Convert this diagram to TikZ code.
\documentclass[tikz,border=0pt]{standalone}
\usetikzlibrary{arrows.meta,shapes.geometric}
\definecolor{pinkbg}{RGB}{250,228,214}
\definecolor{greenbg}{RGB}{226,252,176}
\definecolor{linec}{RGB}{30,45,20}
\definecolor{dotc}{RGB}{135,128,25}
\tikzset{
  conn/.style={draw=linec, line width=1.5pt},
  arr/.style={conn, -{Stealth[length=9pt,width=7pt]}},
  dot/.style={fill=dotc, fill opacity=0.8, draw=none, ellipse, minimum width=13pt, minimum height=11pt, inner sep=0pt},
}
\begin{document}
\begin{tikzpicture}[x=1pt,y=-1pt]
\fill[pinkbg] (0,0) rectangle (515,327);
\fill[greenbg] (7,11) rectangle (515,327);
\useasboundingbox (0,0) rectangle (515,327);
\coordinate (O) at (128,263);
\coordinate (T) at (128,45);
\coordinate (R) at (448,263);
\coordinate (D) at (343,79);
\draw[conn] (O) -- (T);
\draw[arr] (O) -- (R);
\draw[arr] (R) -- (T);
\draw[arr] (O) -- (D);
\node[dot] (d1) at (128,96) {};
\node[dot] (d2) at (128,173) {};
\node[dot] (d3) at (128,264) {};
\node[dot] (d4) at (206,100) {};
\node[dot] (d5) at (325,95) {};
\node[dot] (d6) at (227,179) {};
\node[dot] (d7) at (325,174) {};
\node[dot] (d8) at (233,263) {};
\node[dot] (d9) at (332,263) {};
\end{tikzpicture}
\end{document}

**Instructions for the task**
Faithfully transcribe the whole of the data.

**Exercise output**
Convert this diagram to TikZ code.
\documentclass[tikz,border=0pt]{standalone}
\usetikzlibrary{arrows.meta,shapes.geometric}
\definecolor{pinkbg}{RGB}{250,228,214}
\definecolor{greenbg}{RGB}{226,252,176}
\definecolor{linec}{RGB}{30,45,20}
\definecolor{dotc}{RGB}{135,128,25}
\tikzset{
  conn/.style={draw=linec, line width=1.5pt},
  arr/.style={conn, -{Stealth[length=9pt,width=7pt]}},
  dot/.style={fill=dotc, fill opacity=0.8, draw=none, ellipse, minimum width=13pt, minimum height=11pt, inner sep=0pt},
}
\begin{document}
\begin{tikzpicture}[x=1pt,y=-1pt]
\fill[pinkbg] (0,0) rectangle (515,327);
\fill[greenbg] (7,11) rectangle (515,327);
\useasboundingbox (0,0) rectangle (515,327);
\coordinate (O) at (128,263);
\coordinate (T) at (128,45);
\coordinate (R) at (448,263);
\coordinate (D) at (343,79);
\draw[conn] (O) -- (T);
\draw[arr] (O) -- (R);
\draw[arr] (R) -- (T);
\draw[arr] (O) -- (D);
\node[dot] (d1) at (128,96) {};
\node[dot] (d2) at (128,173) {};
\node[dot] (d3) at (128,264) {};
\node[dot] (d4) at (206,100) {};
\node[dot] (d5) at (325,95) {};
\node[dot] (d6) at (227,179) {};
\node[dot] (d7) at (325,174) {};
\node[dot] (d8) at (233,263) {};
\node[dot] (d9) at (332,263) {};
\end{tikzpicture}
\end{document}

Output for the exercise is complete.